Al-Samri added that Israeli police provided the volunteers with weapons to “guarantee the safety of the worshipers.”
The Al-Aqsa Mosque, which sits just above the Western Wall plaza, houses both the Dome of the Rock and the Al-Aqsa Mosque.
The third holiest site in Islam, it is also venerated as Judaism’s most holy place, as it sits where Jews believe the First and Second Temples once stood. The Second Temple was destroyed by the Romans in 70 AD.
While Jewish visitation is permitted to the compound, non-Muslim worship is prohibited according to an agreement signed between Israel and the Jordanian government after Israel’s illegal occupation of East Jerusalem in 1967.
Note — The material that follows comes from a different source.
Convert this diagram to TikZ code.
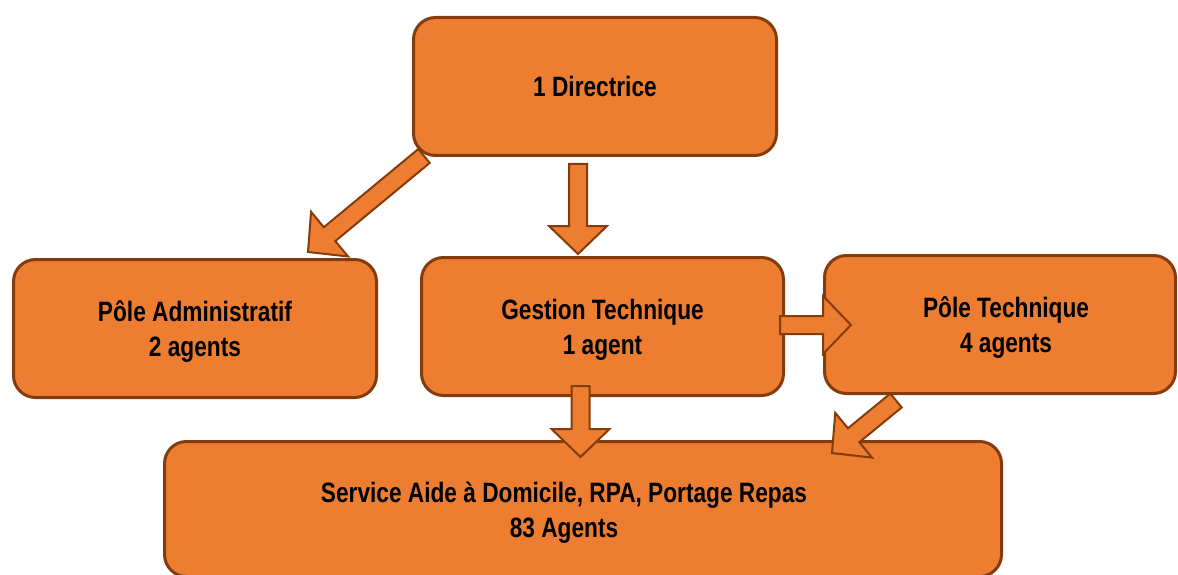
\documentclass[tikz,border=0pt]{standalone}
\usepackage{fontspec}
\setmainfont{Liberation Sans}[FakeStretch=0.81]
\usepackage{tikz}
\usetikzlibrary{calc}
\definecolor{boxfill}{HTML}{ED7D31}
\definecolor{boxline}{HTML}{843C0C}
\tikzset{
	box node/.style={rectangle,rounded corners=22pt,draw=boxline,fill=boxfill,line width=3pt,
		minimum height=138pt,align=center,font=\fontsize{28}{35}\selectfont\bfseries},
	box text/.style={align=center,yshift=-3.5pt,font=\fontsize{28}{35}\selectfont\bfseries},
	block arrow/.style={draw=boxline,fill=boxfill,line width=2pt,line join=miter}
}
\newcommand{\blockarrow}[2]{%
	\path ($(#2)!28pt!(#1)$) coordinate (hb);
	\draw[block arrow] ($(#1)!9pt!-90:(#2)$) -- ($(hb)!9pt!90:(#1)$) -- ($(hb)!29pt!90:(#1)$)
		-- (#2) -- ($(hb)!29pt!-90:(#1)$) -- ($(hb)!9pt!-90:(#1)$) -- ($(#1)!9pt!90:(#2)$) -- cycle;
}

\begin{document}
\begin{tikzpicture}[x=1pt,y=-1pt]
	\useasboundingbox (0,0) rectangle (1178,575);
	\node [box node,minimum width=363pt] (dir) at (595,86.5) {1 Directrice};
	\node [box node,minimum width=363pt,label={[box text]center:P\^ole Administratif\\2 agents}] (adm) at (195,328.5) {};
	\node [box node,minimum width=362pt,label={[box text]center:Gestion Technique\\1 agent}] (ges) at (602.5,326.5) {};
	\node [box node,minimum width=351pt,label={[box text,xshift=6pt]center:P\^ole Technique\\4 agents}] (pt) at (1000,324.5) {};
	\node [box node,minimum width=837pt,minimum height=135pt,label={[box text,xshift=-19pt]center:Service Aide \`a Domicile, RPA, Portage Repas\\83 Agents}] (svc) at (583,509) {};
	\coordinate (dirA) at (424,156);
	\coordinate (admT) at (308,252);
	\coordinate (dirB) at (578,164);
	\coordinate (gesT) at (578,254);
	\coordinate (gesA) at (780,325);
	\coordinate (ptT) at (851,325);
	\coordinate (gesB) at (580.5,386);
	\coordinate (svcT) at (580.5,457);
	\coordinate (ptA) at (896,400.5);
	\coordinate (svcU) at (832,453);
	\blockarrow{dirA}{admT}
	\blockarrow{dirB}{gesT}
	\blockarrow{gesA}{ptT}
	\blockarrow{gesB}{svcT}
	\blockarrow{ptA}{svcU}
\end{tikzpicture}
\end{document}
Despite this agreement, the Israeli authorities regularly allow Jewish visitors to enter the site — often under armed guard. Such visits are typically made by right-wingers attempting to unsettle the status quo at the site, and coincide with restrictions on Palestinian access, including bans on entrance and detentions.
Tensions around the Al-Aqsa Mosque compound were a main contributor to the increasing unrest that began last October, after right-wing Israelis made frequent visits to the site during a succession of Jewish holidays this time last year.
For Muslims, Al-Aqsa represents the world’s third holiest site. Jews, for their part, refer to the area as the “Temple Mount,” claiming it was the site of two Jewish temples in ancient times.
On Tuesday, the executive board of the UN’s Educational, Scientific and Cultural Organization (UNESCO) officially adopted a resolution denying a Jewish connection to the Al-Aqsa Mosque compound.
The resolution called on Israel — as an “occupying power” — to restore of the “historic status quo” that prevailed until September 2000, under which the Jordan-run Organization for Muslim Endowments and Al-Aqsa Affairs exercised exclusive authority over the iconic mosque complex.
Israel occupied East Jerusalem — in which the Al-Aqsa is located — during the 1967 Middle East War. It formally annexed the entire city in 1980, claiming it as its capital — a move never recognized by the international community.